Our world and indeed life itself is far from black and white. It presents itself in complex Technicolor. So even what seems so simple and clear is far more nuanced than we make it out to be. Let's, for example, take the Tea Party. I find nothing in common with their rightist ideology and believe they have had a very negative impact on the Congress and elsewhere closer to home. But the Tea Party represents an authentic and widespread anger in the land, a sense that our government has not served us well. In that they have something profoundly in common with the Occupy movement. Both feel their way of life, the rules of their game, slipping away. For the largely white Protestant Teas, a dramatic shift in demographics means they can no longer expect to be in absolute control, to have things the clichéd way of their forebears. For the largely middleclass Occupiers, they see economic inequity translating into being cut off from their promised American dream, the one upon which their forebears could count. You all know the details of each side's concerns. The point here is that, while their core philosophy and solutions may be diametrically different, there is a commonly held rejection of the "status quo" (including government policy) in what motivates them. Of course, given their opposing ideologies, neither group would admit to this. Perhaps for strategic reasons they can't, but we self-proclaimed pundits — which is what we bloggers are — shouldn't refrain from pointing it out. We shouldn't fear to negotiate the complexities. We work without editors and that gives us a special responsibility to temper both our clichés and opinion, however strongly held, with the discomfort of thought.

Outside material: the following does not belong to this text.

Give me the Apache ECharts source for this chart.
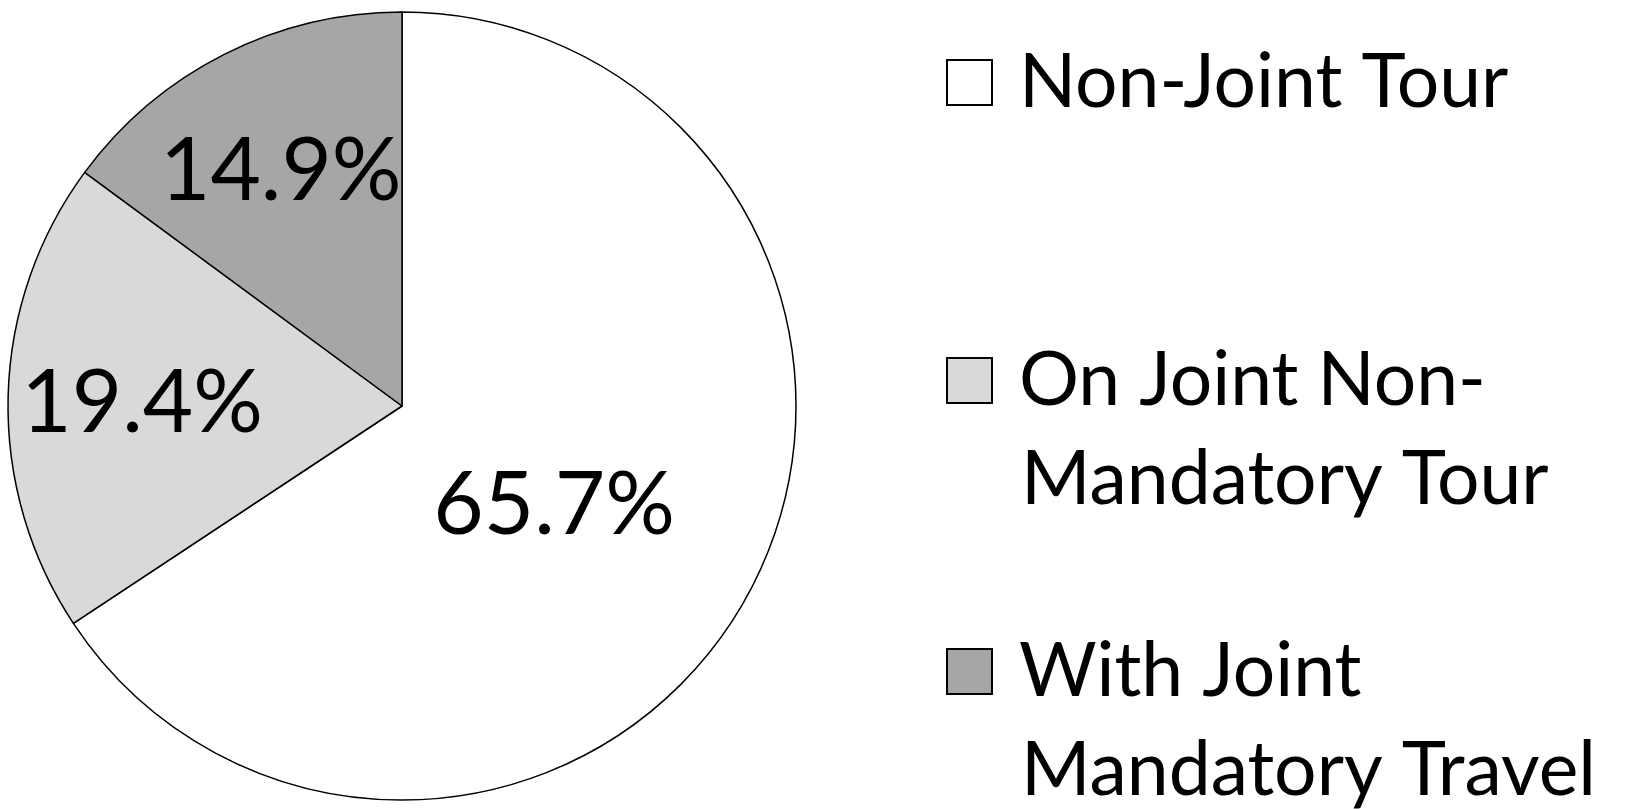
<!DOCTYPE html>
<html>
<head>
<meta charset="utf-8">
<script src="https://cdn.jsdelivr.net/npm/echarts@6/dist/echarts.min.js"></script>
<style>
  html, body { margin: 0; padding: 0; background: #fff; }
  #chart { width: 1625px; height: 809px; }
</style>
</head>
<body>
<div id="chart"></div>
<script>
// categories and shares (percent)
const categories = ['Non-Joint Tour', 'On Joint Non-Mandatory Tour', 'With Joint Mandatory Travel'];
const legendLines = [['Non-Joint Tour'], ['On Joint Non-', 'Mandatory Tour'], ['With Joint', 'Mandatory Travel']];
const shares = [65.7, 19.4, 14.9];
const colors = ['#FFFFFF', '#D9D9D9', '#A6A6A6'];

const FONT = 'Lato, "Open Sans", sans-serif';
// nudge labels outward like the original layout
const labelOffsets = [[-24, 5], [-60, 3], [-31, -56]];
const legendTops = [33, 331, 622];

const chart = echarts.init(document.getElementById('chart'), null, { renderer: 'canvas' });

const legends = categories.map((name, i) => {
  const rich = {
    box: {
      width: 43, height: 43,
      backgroundColor: colors[i],
      borderColor: '#000', borderWidth: 2
    },
    g: { width: 28 },
    ind: { width: 73 },
    t: { fontSize: 75, fontFamily: FONT, color: '#000', lineHeight: 99 }
  };
  return {
    show: true,
    data: [name],
    orient: 'vertical',
    left: 943,
    top: legendTops[i],
    padding: 0,
    icon: 'none',
    itemWidth: 0,
    itemHeight: 0,
    selectedMode: false,
    textStyle: { rich: rich, lineHeight: 99 },
    formatter: function () {
      const lines = legendLines[i];
      let s = '{box|}{g|}{t|' + lines[0] + '}';
      for (let k = 1; k < lines.length; k++) {
        s += '\n{ind|}{t|' + lines[k] + '}';
      }
      return s;
    }
  };
});

const option = {
  animation: false,
  backgroundColor: '#fff',
  legend: legends,
  series: [{
    type: 'pie',
    center: [402, 406],
    radius: 394,
    startAngle: 90,
    clockwise: true,
    avoidLabelOverlap: false,
    emphasis: { disabled: true },
    itemStyle: { borderColor: '#000', borderWidth: 1.5 },
    label: {
      show: true,
      position: 'inside',
      fontFamily: FONT,
      fontSize: 87,
      color: '#000',
      formatter: p => p.value.toFixed(1) + '%'
    },
    labelLine: { show: false },
    data: categories.map((name, i) => ({
      name: name,
      value: shares[i],
      itemStyle: { color: colors[i] },
      label: { offset: labelOffsets[i] }
    }))
  }]
};

chart.setOption(option);
</script>
</body>
</html>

A second example of the complex and nuanced is Edward Snowden. The title of my June 8, 2013 post posed a rhetorical question, "Traitor of Hero". Seeing it so clearly then, I responded without hesitation, "Hero: no contest". What followed that writing was a saga that gave me some pause, specifically whether my "hero, no question" had been perhaps premature. Snowden had violated his employment agreement and the trust of those who gave him access to classified materials. His post-revelation travel odyssey ultimately took him to Russian, hardly the bastion of free speech or a country that doesn't engage actively in invasive spying on their own citizens and other countries. To say the least, there seems something contradictory, even hypocritical, in his choices. I don't find Snowden very likable. But that isn't the point or even relevant. While I prefer the "Whistle-Blower" characterization in the recent NY Times editorial over "hero", I haven't changed my mind. The case is complex but I agree totally with their conclusion. He should be allowed "a plea bargain or some form of clemency that would allow him to return home". Whistleblowers all have nuanced stories, sometimes ego-serving ones, but our democracy depends on them.
Equally so, putting my views out there in cyberspace is an expression of democracy. But, in my view, with it comes an obligation: to engage as much in the discomfort of thought as in opinion. We may come down on one side or the other — the Teas have a rightest philosophy and agenda, Snowden is a whistle blower — but we should not lock ourselves into the cliché’s of our forebears or for that matter of our own ideological clan. Can I meet that test in 2014 and beyond? I hope so and will surely try. I am depending on you not to let me stray from that path.